>> begin Provided data

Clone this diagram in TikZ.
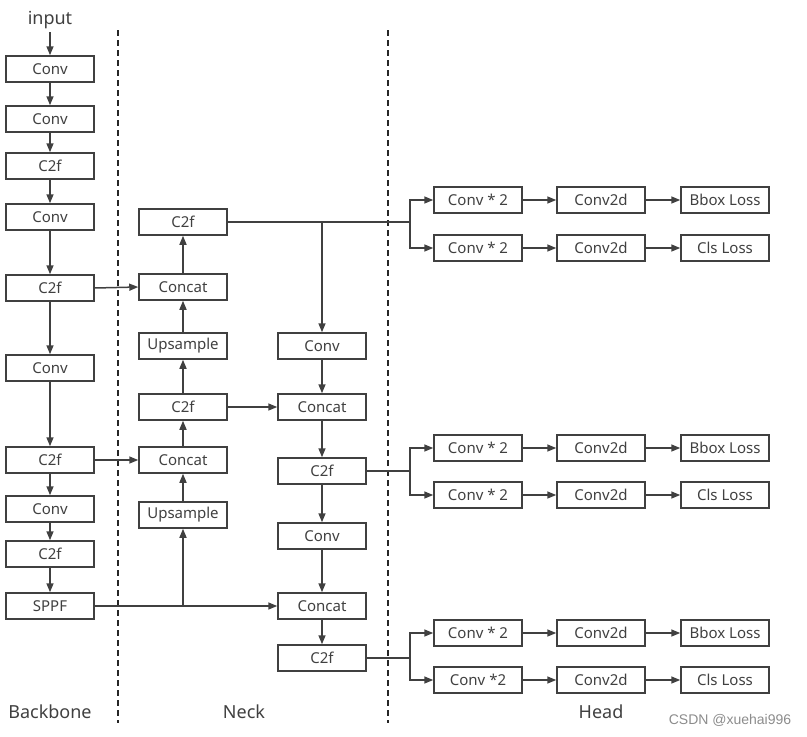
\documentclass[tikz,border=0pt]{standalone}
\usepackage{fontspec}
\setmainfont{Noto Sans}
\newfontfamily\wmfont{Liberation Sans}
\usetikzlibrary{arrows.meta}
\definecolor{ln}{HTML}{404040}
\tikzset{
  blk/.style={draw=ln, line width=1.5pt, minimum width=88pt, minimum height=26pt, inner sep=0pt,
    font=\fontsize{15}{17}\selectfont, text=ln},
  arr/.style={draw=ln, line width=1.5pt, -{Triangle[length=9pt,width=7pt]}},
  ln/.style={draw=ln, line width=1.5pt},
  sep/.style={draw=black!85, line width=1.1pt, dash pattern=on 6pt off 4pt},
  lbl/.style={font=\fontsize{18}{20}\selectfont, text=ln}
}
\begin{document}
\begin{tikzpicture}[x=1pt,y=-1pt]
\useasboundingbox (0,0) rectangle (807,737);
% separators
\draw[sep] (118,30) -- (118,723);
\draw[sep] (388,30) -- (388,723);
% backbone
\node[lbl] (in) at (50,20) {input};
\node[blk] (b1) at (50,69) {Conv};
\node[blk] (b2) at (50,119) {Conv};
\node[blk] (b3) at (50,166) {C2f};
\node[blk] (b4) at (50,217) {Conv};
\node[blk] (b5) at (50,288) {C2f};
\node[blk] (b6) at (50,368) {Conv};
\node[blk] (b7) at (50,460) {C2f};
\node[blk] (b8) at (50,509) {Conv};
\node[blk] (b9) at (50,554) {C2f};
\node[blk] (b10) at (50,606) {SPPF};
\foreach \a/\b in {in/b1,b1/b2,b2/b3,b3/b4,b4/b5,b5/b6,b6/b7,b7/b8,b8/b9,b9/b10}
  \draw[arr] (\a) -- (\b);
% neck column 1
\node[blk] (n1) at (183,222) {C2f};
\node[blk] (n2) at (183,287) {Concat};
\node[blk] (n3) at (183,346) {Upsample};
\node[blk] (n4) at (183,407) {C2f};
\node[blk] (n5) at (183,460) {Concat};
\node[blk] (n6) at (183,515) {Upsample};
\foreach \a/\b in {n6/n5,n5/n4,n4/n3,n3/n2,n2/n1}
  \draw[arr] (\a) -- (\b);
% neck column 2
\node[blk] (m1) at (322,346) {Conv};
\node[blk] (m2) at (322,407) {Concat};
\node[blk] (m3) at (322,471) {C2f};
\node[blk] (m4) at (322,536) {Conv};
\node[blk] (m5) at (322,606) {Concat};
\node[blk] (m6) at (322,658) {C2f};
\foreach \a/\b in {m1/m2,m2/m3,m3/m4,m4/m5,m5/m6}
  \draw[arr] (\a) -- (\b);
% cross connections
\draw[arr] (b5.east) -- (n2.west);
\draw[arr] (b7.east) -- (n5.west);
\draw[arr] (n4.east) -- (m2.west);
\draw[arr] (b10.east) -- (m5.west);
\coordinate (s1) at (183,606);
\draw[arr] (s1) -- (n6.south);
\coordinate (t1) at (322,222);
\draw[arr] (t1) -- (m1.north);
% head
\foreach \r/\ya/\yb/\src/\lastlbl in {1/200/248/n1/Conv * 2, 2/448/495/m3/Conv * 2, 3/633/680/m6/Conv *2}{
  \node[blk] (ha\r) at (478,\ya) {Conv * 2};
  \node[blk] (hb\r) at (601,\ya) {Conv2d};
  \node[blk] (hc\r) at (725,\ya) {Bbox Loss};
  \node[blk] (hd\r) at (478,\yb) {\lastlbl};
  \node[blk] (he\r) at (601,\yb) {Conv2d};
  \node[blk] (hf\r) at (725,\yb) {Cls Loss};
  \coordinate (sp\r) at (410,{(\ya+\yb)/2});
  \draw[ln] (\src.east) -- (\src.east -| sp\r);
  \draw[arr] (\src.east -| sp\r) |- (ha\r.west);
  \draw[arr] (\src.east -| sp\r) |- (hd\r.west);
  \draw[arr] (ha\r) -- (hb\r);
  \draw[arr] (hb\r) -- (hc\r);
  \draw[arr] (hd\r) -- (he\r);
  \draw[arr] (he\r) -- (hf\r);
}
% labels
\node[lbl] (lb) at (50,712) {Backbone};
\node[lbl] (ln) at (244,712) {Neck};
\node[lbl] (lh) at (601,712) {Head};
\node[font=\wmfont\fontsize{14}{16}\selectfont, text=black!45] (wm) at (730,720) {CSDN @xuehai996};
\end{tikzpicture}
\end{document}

>> end Provided data

Do not copy the pictures, but repeat every line exactly.

Clone this diagram in TikZ.
\documentclass[tikz,border=0pt]{standalone}
\usepackage{fontspec}
\setmainfont{Noto Sans}
\newfontfamily\wmfont{Liberation Sans}
\usetikzlibrary{arrows.meta}
\definecolor{ln}{HTML}{404040}
\tikzset{
  blk/.style={draw=ln, line width=1.5pt, minimum width=88pt, minimum height=26pt, inner sep=0pt,
    font=\fontsize{15}{17}\selectfont, text=ln},
  arr/.style={draw=ln, line width=1.5pt, -{Triangle[length=9pt,width=7pt]}},
  ln/.style={draw=ln, line width=1.5pt},
  sep/.style={draw=black!85, line width=1.1pt, dash pattern=on 6pt off 4pt},
  lbl/.style={font=\fontsize{18}{20}\selectfont, text=ln}
}
\begin{document}
\begin{tikzpicture}[x=1pt,y=-1pt]
\useasboundingbox (0,0) rectangle (807,737);
% separators
\draw[sep] (118,30) -- (118,723);
\draw[sep] (388,30) -- (388,723);
% backbone
\node[lbl] (in) at (50,20) {input};
\node[blk] (b1) at (50,69) {Conv};
\node[blk] (b2) at (50,119) {Conv};
\node[blk] (b3) at (50,166) {C2f};
\node[blk] (b4) at (50,217) {Conv};
\node[blk] (b5) at (50,288) {C2f};
\node[blk] (b6) at (50,368) {Conv};
\node[blk] (b7) at (50,460) {C2f};
\node[blk] (b8) at (50,509) {Conv};
\node[blk] (b9) at (50,554) {C2f};
\node[blk] (b10) at (50,606) {SPPF};
\foreach \a/\b in {in/b1,b1/b2,b2/b3,b3/b4,b4/b5,b5/b6,b6/b7,b7/b8,b8/b9,b9/b10}
  \draw[arr] (\a) -- (\b);
% neck column 1
\node[blk] (n1) at (183,222) {C2f};
\node[blk] (n2) at (183,287) {Concat};
\node[blk] (n3) at (183,346) {Upsample};
\node[blk] (n4) at (183,407) {C2f};
\node[blk] (n5) at (183,460) {Concat};
\node[blk] (n6) at (183,515) {Upsample};
\foreach \a/\b in {n6/n5,n5/n4,n4/n3,n3/n2,n2/n1}
  \draw[arr] (\a) -- (\b);
% neck column 2
\node[blk] (m1) at (322,346) {Conv};
\node[blk] (m2) at (322,407) {Concat};
\node[blk] (m3) at (322,471) {C2f};
\node[blk] (m4) at (322,536) {Conv};
\node[blk] (m5) at (322,606) {Concat};
\node[blk] (m6) at (322,658) {C2f};
\foreach \a/\b in {m1/m2,m2/m3,m3/m4,m4/m5,m5/m6}
  \draw[arr] (\a) -- (\b);
% cross connections
\draw[arr] (b5.east) -- (n2.west);
\draw[arr] (b7.east) -- (n5.west);
\draw[arr] (n4.east) -- (m2.west);
\draw[arr] (b10.east) -- (m5.west);
\coordinate (s1) at (183,606);
\draw[arr] (s1) -- (n6.south);
\coordinate (t1) at (322,222);
\draw[arr] (t1) -- (m1.north);
% head
\foreach \r/\ya/\yb/\src/\lastlbl in {1/200/248/n1/Conv * 2, 2/448/495/m3/Conv * 2, 3/633/680/m6/Conv *2}{
  \node[blk] (ha\r) at (478,\ya) {Conv * 2};
  \node[blk] (hb\r) at (601,\ya) {Conv2d};
  \node[blk] (hc\r) at (725,\ya) {Bbox Loss};
  \node[blk] (hd\r) at (478,\yb) {\lastlbl};
  \node[blk] (he\r) at (601,\yb) {Conv2d};
  \node[blk] (hf\r) at (725,\yb) {Cls Loss};
  \coordinate (sp\r) at (410,{(\ya+\yb)/2});
  \draw[ln] (\src.east) -- (\src.east -| sp\r);
  \draw[arr] (\src.east -| sp\r) |- (ha\r.west);
  \draw[arr] (\src.east -| sp\r) |- (hd\r.west);
  \draw[arr] (ha\r) -- (hb\r);
  \draw[arr] (hb\r) -- (hc\r);
  \draw[arr] (hd\r) -- (he\r);
  \draw[arr] (he\r) -- (hf\r);
}
% labels
\node[lbl] (lb) at (50,712) {Backbone};
\node[lbl] (ln) at (244,712) {Neck};
\node[lbl] (lh) at (601,712) {Head};
\node[font=\wmfont\fontsize{14}{16}\selectfont, text=black!45] (wm) at (730,720) {CSDN @xuehai996};
\end{tikzpicture}
\end{document}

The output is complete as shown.